begin

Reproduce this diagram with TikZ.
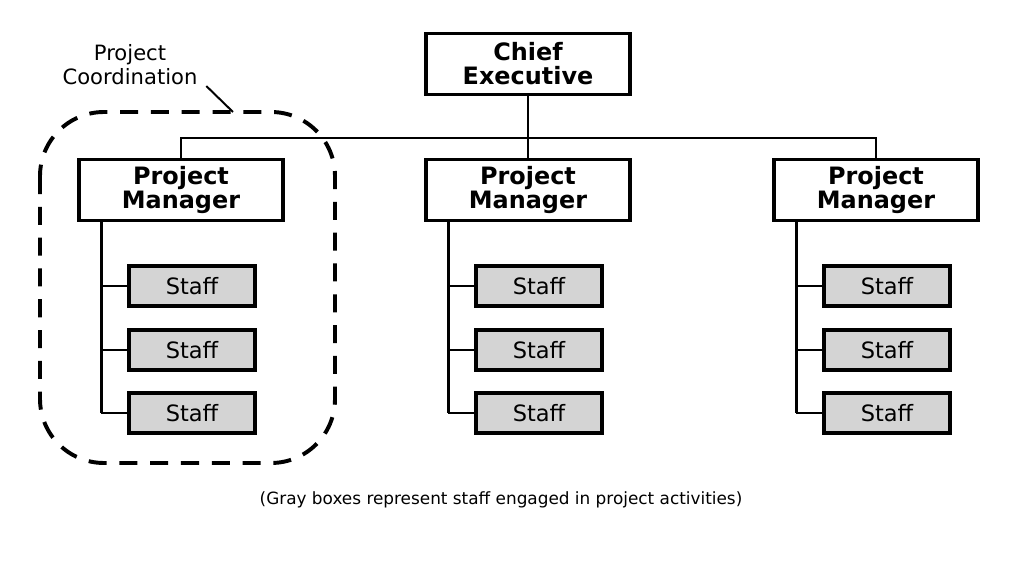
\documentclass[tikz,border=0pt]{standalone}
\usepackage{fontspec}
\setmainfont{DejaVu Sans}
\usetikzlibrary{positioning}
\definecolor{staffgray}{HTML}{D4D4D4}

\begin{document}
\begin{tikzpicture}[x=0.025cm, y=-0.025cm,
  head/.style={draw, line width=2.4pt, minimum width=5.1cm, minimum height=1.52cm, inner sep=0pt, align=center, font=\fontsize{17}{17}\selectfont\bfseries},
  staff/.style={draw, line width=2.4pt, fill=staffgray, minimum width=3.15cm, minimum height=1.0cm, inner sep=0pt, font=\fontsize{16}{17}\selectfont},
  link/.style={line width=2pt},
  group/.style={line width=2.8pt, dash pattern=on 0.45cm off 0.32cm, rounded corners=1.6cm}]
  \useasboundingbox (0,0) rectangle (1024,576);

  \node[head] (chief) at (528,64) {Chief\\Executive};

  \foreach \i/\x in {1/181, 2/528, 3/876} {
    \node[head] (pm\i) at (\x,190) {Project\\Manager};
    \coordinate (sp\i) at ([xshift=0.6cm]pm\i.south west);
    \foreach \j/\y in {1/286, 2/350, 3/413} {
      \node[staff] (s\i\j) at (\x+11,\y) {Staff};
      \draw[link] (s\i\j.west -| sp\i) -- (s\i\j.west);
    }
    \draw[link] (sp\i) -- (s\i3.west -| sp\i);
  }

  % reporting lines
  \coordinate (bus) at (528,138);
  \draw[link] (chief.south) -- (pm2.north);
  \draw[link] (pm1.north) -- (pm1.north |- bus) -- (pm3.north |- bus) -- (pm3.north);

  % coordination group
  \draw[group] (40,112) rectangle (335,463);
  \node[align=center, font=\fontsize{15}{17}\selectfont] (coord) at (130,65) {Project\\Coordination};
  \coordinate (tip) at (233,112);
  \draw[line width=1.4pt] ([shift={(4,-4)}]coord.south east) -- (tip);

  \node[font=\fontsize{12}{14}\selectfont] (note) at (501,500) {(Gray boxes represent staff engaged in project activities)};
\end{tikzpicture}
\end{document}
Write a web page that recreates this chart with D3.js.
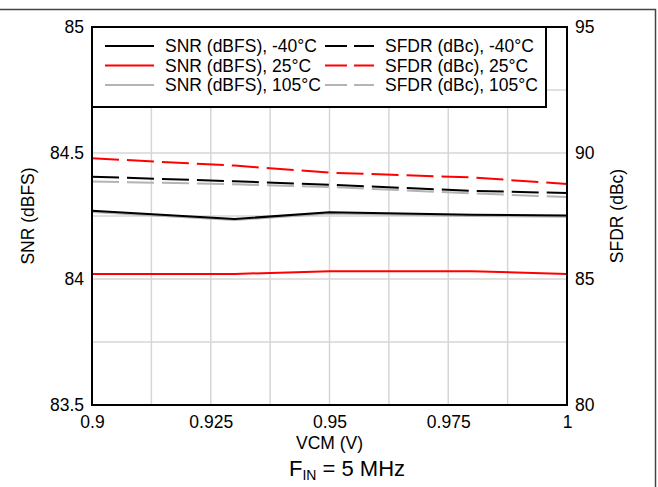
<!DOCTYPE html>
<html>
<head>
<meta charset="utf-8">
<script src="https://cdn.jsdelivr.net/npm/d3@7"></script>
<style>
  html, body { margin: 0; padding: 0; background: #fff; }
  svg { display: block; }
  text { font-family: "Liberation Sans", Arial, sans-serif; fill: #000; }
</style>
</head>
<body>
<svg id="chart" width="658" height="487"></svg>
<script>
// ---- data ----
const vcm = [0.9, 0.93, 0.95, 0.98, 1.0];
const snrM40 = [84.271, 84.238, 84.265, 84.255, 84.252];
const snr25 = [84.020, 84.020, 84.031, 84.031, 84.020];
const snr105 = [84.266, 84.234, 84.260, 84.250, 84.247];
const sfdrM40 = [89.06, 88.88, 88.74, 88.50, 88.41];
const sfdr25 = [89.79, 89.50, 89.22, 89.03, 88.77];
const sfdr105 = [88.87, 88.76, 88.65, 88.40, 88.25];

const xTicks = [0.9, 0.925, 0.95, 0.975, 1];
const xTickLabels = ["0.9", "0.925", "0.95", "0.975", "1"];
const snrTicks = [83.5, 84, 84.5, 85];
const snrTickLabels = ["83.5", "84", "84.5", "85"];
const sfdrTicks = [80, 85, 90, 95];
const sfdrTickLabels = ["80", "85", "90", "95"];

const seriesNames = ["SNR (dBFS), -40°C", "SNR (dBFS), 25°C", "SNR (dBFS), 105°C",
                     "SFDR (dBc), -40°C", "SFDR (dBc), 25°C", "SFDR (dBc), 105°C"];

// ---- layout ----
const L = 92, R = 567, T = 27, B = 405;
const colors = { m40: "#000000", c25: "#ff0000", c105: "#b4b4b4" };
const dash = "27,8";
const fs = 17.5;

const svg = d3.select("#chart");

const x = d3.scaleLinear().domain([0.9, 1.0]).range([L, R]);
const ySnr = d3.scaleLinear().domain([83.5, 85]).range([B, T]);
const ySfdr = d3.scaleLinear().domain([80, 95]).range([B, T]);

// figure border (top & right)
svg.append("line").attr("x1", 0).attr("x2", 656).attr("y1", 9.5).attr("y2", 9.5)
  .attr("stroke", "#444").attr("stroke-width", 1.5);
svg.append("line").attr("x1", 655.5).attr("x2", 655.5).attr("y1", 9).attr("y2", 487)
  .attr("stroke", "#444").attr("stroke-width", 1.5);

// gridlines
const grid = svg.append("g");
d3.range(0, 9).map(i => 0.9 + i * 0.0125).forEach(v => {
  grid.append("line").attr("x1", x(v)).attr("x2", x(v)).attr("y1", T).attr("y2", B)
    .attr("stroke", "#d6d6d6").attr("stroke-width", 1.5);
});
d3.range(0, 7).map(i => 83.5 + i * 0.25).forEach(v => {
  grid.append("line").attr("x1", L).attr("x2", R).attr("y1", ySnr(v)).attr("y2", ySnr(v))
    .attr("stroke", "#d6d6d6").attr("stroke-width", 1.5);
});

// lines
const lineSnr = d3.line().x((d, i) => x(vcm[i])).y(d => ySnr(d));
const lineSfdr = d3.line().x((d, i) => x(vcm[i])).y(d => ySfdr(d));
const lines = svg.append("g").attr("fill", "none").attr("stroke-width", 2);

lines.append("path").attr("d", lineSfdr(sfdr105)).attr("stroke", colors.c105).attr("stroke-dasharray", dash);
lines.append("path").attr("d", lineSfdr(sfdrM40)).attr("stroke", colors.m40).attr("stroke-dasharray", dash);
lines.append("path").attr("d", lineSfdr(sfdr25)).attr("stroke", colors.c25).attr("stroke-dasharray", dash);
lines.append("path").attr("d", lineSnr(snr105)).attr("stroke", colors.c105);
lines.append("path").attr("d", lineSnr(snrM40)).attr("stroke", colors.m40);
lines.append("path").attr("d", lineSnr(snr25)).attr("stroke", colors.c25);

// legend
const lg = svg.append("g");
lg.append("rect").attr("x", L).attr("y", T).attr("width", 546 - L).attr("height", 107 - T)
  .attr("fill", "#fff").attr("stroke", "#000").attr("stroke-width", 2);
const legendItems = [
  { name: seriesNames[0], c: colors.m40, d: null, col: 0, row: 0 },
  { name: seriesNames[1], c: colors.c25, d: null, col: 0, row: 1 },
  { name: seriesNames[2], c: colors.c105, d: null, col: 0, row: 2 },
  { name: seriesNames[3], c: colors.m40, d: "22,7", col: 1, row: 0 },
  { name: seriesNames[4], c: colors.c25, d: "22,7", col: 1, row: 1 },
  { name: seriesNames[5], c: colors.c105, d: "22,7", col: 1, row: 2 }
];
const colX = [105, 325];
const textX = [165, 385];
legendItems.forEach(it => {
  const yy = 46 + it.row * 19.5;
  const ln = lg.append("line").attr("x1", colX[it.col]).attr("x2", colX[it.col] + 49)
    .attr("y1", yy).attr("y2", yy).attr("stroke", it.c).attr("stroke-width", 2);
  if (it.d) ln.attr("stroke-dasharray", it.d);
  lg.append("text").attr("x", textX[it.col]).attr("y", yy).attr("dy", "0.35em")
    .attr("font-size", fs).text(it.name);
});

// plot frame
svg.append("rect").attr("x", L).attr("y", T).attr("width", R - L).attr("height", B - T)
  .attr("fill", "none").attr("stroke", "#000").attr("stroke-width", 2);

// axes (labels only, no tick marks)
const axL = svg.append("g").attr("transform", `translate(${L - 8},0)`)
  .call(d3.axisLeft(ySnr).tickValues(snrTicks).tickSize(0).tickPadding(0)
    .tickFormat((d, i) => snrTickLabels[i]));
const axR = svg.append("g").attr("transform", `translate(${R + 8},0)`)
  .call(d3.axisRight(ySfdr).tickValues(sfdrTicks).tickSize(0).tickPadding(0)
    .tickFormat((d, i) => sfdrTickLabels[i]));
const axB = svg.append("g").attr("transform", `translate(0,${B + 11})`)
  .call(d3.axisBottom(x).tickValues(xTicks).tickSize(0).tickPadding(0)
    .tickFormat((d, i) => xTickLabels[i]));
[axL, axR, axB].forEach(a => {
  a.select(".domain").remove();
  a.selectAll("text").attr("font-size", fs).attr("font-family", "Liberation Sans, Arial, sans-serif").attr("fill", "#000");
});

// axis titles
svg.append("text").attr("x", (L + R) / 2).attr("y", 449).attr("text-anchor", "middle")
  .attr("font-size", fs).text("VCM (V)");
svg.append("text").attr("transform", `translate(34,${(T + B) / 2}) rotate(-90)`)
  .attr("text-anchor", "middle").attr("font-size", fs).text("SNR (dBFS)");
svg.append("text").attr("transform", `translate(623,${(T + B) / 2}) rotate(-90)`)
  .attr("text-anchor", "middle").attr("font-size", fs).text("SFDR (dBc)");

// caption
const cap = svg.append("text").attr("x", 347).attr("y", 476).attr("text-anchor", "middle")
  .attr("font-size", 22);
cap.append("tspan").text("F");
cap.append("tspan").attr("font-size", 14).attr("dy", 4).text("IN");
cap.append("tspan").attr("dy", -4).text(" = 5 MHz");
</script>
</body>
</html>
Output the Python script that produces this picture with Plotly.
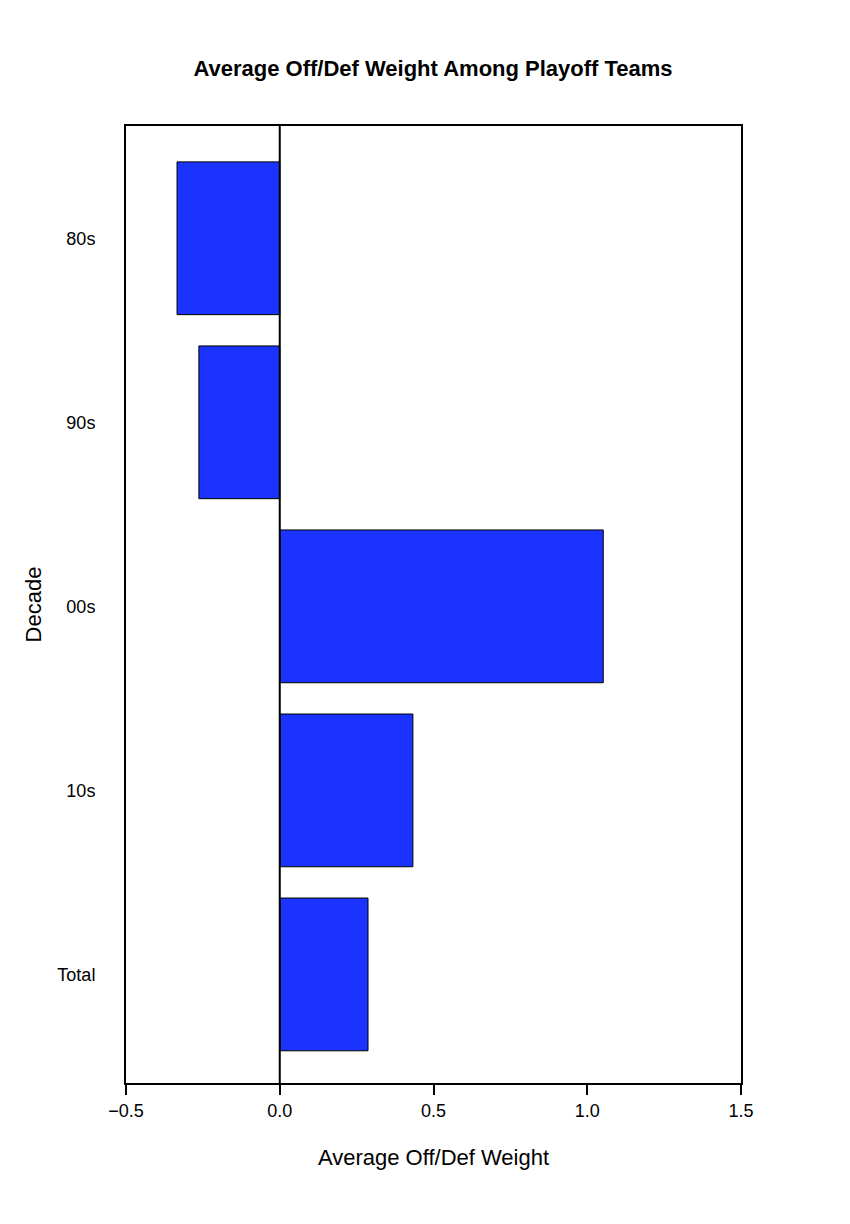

end

» Directions: Copy out each line of the listing that holds "chart".

» Solution:
Write a web page that recreates this chart with D3.js.
<svg id="chart" width="658" height="487"></svg>
const svg = d3.select("#chart");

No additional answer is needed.